Kanner: IBM’s pension plan underwent a number of different changes, but in the end we decided that it made a lot of sense for us to figure out why we’re in this business—and it wasn’t just to achieve a return. It was to meet our liabilities. So we gradually shifted the portfolio from one that was heavily growth- and return-oriented to a portfolio that is considerably more liability-oriented and risk-oriented.
Our approach to liability hedging predated me as the CIO—we started in the late ’90s originally with a small part of the portfolio. As the markets moved and as the company made the decisions to close and then freeze the plan, it made increasingly more sense to focus on this raison d’être: making sure we have enough assets to pay the liabilities.
We also slightly increased our active management within equities. As we de-risked and looked at the fund in a risk budget framework, we saw more opportunity to take active risk. To support our decision, we’ve had positive excess returns in all major asset classes over all trailing periods, including large-cap equities.
CIO: IBM really started to lean into liability driven investment [LDI] right around the time of the financial crisis. How did you come to that decision and manage to time it well?
Kanner: I took over as CIO right before the financial crisis. In the second part of 2007, we increased our liability hedge significantly. We also de-risked in that period—reducing equities by about 10 percentage points. As a result, we were much better positioned for the crisis than we would have been otherwise.
In the middle of the crisis, we got spooked by how bad things were and we went full throttle, ratcheting the hedge all the way up. We were effectively almost fully hedged on our liabilities, and when rates dropped we were shielded from their impact. I wish I could say it was good market timing but we were never big into tactical allocation. This was one of the few times we made a market timing call—and it was only because we were so nervous about the environment and the crisis. I would attribute it as much to luck as to skill.
But in hindsight, it was a prudent decision. Nobody could have predicted that rates would keep dropping. We acted as we did because we weren’t prepared to gamble with the retirements of our beneficiaries.
CIO: It’s not just IBM that’s undergone changes—the corporate pension industry as a whole has transformed during your career.
Kanner: The industry has moved away from defined benefit (DB) toward defined contribution (DC). When I joined IBM, we all thought we would have a pension for life. But since then many plans—certainly not all, but many—have closed their pensions to new entrants and others have gone even further and frozen so that no new liabilities accrue. When that’s the state of your pension fund, it only makes sense to hedge. There’s also less focus on peer results. With the understanding that we’re there to fund our own liabilities, it doesn’t make sense to compare ourselves to others with different liabilities.

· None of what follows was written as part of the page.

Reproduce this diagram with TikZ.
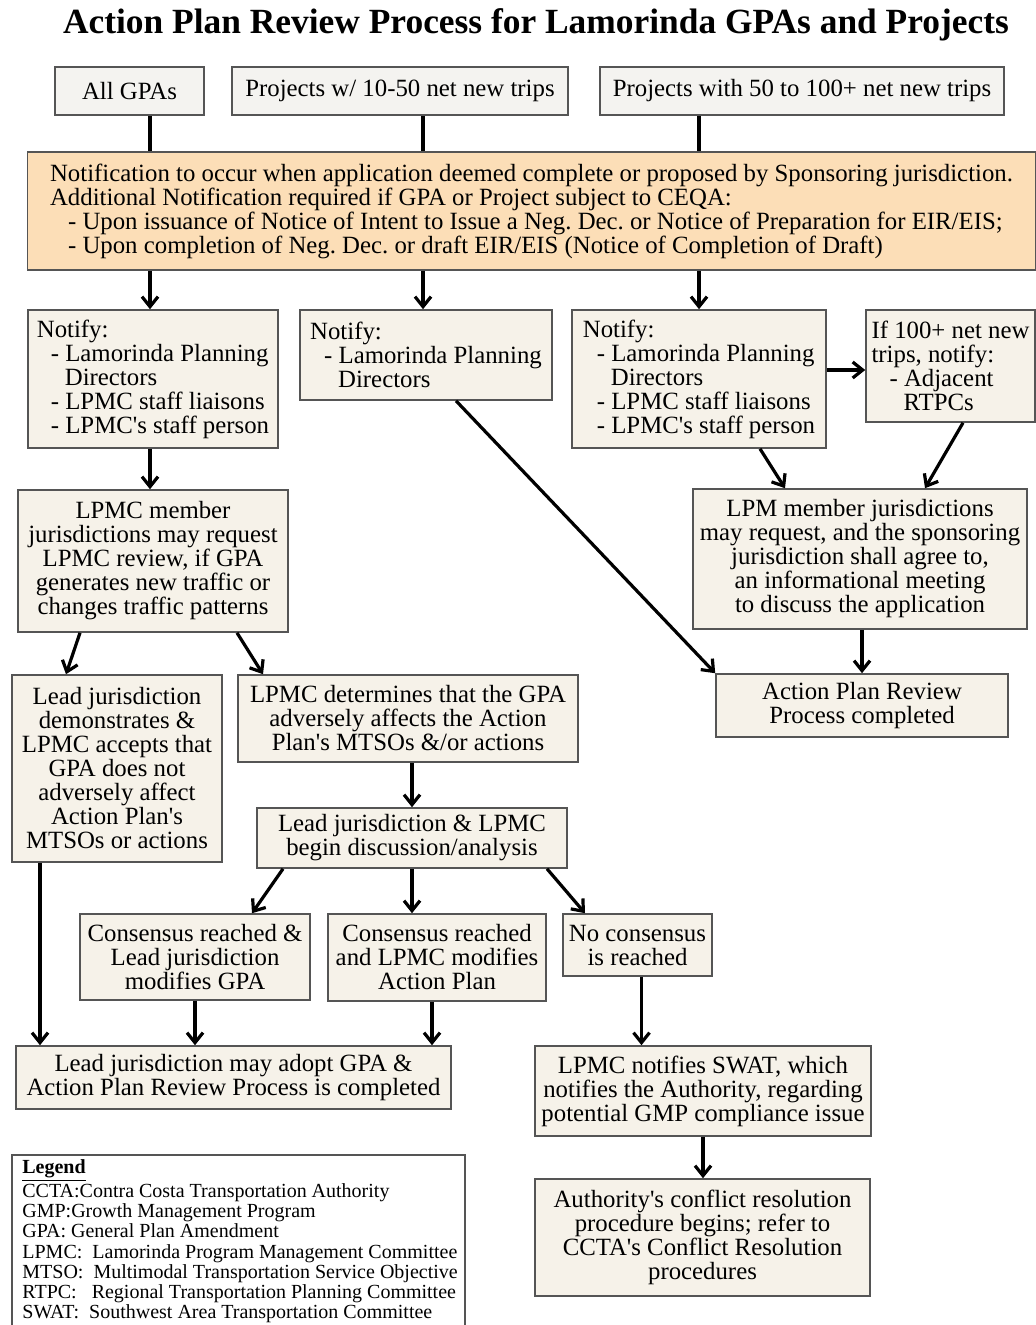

We were fortunate because we had been close to fully funded since the crisis, so hedging was obviously the right decision. It could be different for a pension fund that is 75% or 80% funded that really needs to focus on growth. But even with quite low interest rates, the level of LDI implementation has picked up in the corporate pension industry.
There’s also the realization that there should be an LDI focus in DC plans, though it’s not yet widely adopted. It is more difficult to implement because you’re not dealing with one pension but thousands of individual pensions, and you don’t have their full financial picture. Despite all its drawbacks, I am a big fan of DC, because it’s going to be rare for anyone to have a 38-year career with one company and DC is better from a portability perspective.
CIO: How did you approach DC differently from DB?
Kanner: Instead of there being one CIO in the organization, you have 200,000 CIOs. We tried to make it very easy and accessible. It has an orientation toward trying to help the participant (whether active or not): defaults, auto-enroll and other automated features, recently introduced managed accounts, and a great company match. And for those who want to do it themselves, we provided the tools for individuals to manage their plans and introduced a unique mutual fund window that we created over 10 years ago. Our DC plan was extremely innovative so hopefully that will continue, especially since I remain a participant.
CIO: You left the pension plan in a good position—the DB plan is frozen, it’s well funded, and it’s liability-matched. What else should your successors focus on?
Kanner: I’m a bit biased here but I think more of the same. There are still returns that can be earned out of the pension fund—when I left we still had about a third of it invested in growth assets. As we get more surplus, there can be another round of de-risking. Being fully funded isn’t necessarily the ultimate destination; the goal may be 105% or 110% funded. So you still need to be earning some return but as you get closer to that destination you can take risk down even more.
Another challenge for any successor—not particular to IBM but for any company—is maintaining the culture and the staff. And I do think that’s key to successfully shepherding a pension fund that is winding down. The team that I worked with was instrumental in our success. It was not a solo affair. I worked with a great group of people and we built a respectful, professional culture. I sincerely hope that continues.
CIO: What about asset owners who are just starting out? What advice do you have for them?
Kanner: A couple of points. First, keep learning. People who succeed have intellectual curiosity and never stop learning. Also, focus on process. Asset-owning is a very difficult job. The times to make unpopular decisions—like rebalancing during the financial crisis—frequently are the right ones. Finally, never invest in something that you don’t understand and certainly not because others are doing it.
CIO: You mentioned you’re still involved with CIEBA. What else does retirement mean for you?
Kanner: I plan to stay engaged in the industry—most likely at a reduced pace than I was accustomed to. But the time was right to leave the 38-year career behind and see what else the future has in store.